Laura Pannack ‘On Being Present’

Blonde arms folded
Bomber jacket girl
NYC girl

In the age of social media, an individual’s self worth can quickly become determined by selfies and online popularity. Laura Pannack’s Digital Self Esteem depicts subjects aged between 7 and 17 gazing at their own reflection in a two-way mirror, challenging them to accept and confront their appearance. When discussing her subjects Pannack comments,

“The individuals are presenting themselves openly. It’s unusual to capture someone who is aware they are being photographed but can’t see you; they can see themselves. I hope this allowed them to show a very real side of themselves. In turn perhaps this will remind us how rarely we take the time to be, accept and engage with our real selves. I often have to remind myself to connect when I get wrapped up in my external surroundings.”

The result of this encounter is a series of photographs that expose a gaze that is intimate yet revealing, present yet absent.

Natural and wild surroundings form the backdrop to these portraits, spaces in which, Pannack hopes her subjects would feel more in tune with their physical self, devoid of the distractions of urban life. With this in mind, Pannack shoots these portraits in analogue, with no editing or retouching; she explains that she wanted the portraits to be “pure”. This search for purity is what seems to drive these photographs; the penetrating gaze of the subjects appears as if it is trying to cut through the materiality of the image and implant itself in the viewer. Despite investigating modern themes, Digital Self Esteem deals with an elemental function of photography, that of navigating the boundaries between subject and viewer. Pannack explains,

“I enjoy analysing the relationship between photographer and subject and this project was about working with my subjects to create a rare experience. We are all self aware when having our picture taken and it struck me how rarely we actually really look ourselves in the mirror and spend time with our reflection.”

In asking her subjects to face themselves in the mirror they must also pause within their daily lives. The primary aim of the project is to “explore the idea of the present moment”. It appears as if Pannack’ is attempting to freeze her subjects in time, temporarily detaching them from the constraints and shackles of society. Rather then displacing her subjects from their physical environment, Digital Self Esteem incorporates the subjects’ surroundings within slightly blurred edges and fluctuating degrees of light. Natural elements shape these portraits as much as the subjects, whom appear to have nearly succeeded in reclaiming the gaze and turning it inward.

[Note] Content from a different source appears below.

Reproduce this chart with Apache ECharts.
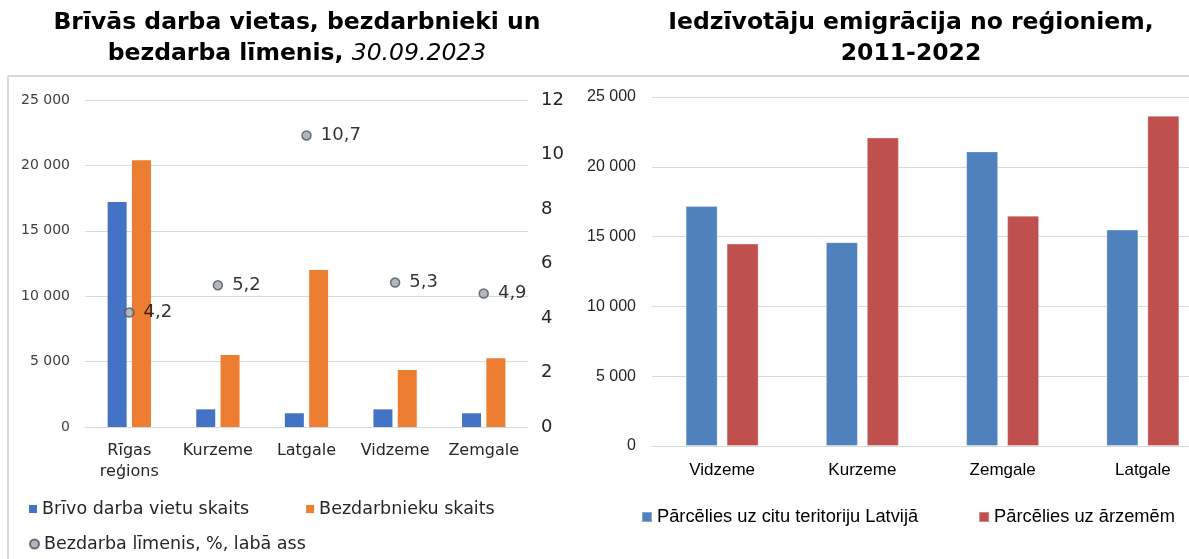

The primary mood is one of hope. Despite profound awareness of the sometimes, suffocating pressures of adolescence, these portraits emphasise the power of truly seeing and embracing oneself, without having to look elsewhere for approval. Pannack considers adolescence at its core to be about wanting to “belong and feel understood”. She reflects,

“My advice to everyone including myself is to remember that the quality of other people’s approval overrides quantity and being accepted or liked is an internal battle that we can embrace and control.”